>> BEGIN The data

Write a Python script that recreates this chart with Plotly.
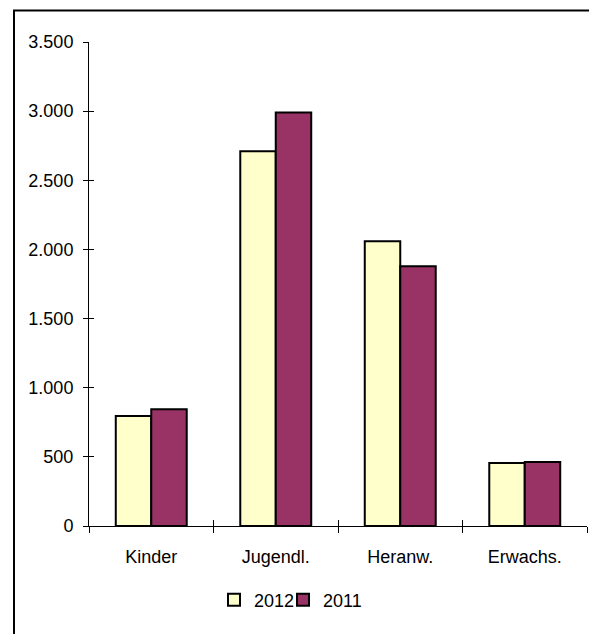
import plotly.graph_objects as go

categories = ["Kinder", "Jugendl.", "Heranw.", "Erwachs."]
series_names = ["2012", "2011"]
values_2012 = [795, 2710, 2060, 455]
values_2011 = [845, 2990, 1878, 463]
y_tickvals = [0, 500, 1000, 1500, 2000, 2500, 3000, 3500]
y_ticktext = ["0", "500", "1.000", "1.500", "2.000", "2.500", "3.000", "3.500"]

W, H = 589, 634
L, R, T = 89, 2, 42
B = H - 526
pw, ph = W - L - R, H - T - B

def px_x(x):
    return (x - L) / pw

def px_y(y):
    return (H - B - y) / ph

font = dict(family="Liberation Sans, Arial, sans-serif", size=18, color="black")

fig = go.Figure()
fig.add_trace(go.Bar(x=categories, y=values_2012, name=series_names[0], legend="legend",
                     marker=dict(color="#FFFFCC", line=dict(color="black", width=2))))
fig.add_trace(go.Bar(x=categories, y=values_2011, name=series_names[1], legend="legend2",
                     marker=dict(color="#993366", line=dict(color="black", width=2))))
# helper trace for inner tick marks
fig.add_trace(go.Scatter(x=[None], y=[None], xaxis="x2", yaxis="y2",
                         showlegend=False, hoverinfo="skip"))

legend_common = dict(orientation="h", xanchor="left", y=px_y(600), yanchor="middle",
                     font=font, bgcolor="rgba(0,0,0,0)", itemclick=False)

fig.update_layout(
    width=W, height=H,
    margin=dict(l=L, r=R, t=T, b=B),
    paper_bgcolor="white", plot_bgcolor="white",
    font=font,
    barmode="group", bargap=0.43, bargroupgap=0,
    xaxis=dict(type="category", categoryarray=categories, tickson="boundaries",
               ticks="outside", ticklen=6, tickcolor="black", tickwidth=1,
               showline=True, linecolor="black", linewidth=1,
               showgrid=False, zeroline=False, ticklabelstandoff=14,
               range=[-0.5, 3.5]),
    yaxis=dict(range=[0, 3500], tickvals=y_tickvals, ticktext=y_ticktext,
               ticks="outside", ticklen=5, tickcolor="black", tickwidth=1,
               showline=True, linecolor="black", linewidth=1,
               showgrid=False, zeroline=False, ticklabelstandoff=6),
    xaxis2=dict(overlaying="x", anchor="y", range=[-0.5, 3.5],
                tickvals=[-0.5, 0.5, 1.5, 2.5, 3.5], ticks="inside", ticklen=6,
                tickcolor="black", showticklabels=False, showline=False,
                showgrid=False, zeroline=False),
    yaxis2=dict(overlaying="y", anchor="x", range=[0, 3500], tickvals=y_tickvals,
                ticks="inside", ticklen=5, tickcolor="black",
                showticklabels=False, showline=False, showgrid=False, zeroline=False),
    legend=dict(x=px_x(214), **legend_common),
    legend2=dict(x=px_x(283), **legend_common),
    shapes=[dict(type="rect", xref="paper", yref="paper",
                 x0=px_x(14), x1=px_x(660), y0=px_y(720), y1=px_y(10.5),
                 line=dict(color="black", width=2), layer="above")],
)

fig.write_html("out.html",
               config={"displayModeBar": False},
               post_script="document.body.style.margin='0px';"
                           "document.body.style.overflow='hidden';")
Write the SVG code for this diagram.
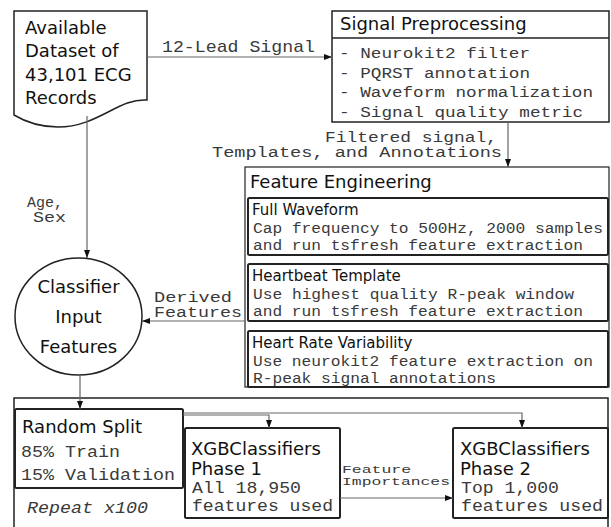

>> END The data

[Written exercise]: Your task is to list each line of the records with the word "this".

[The response]:
Write a Python script that recreates this chart with Plotly.
Write the SVG code for this diagram.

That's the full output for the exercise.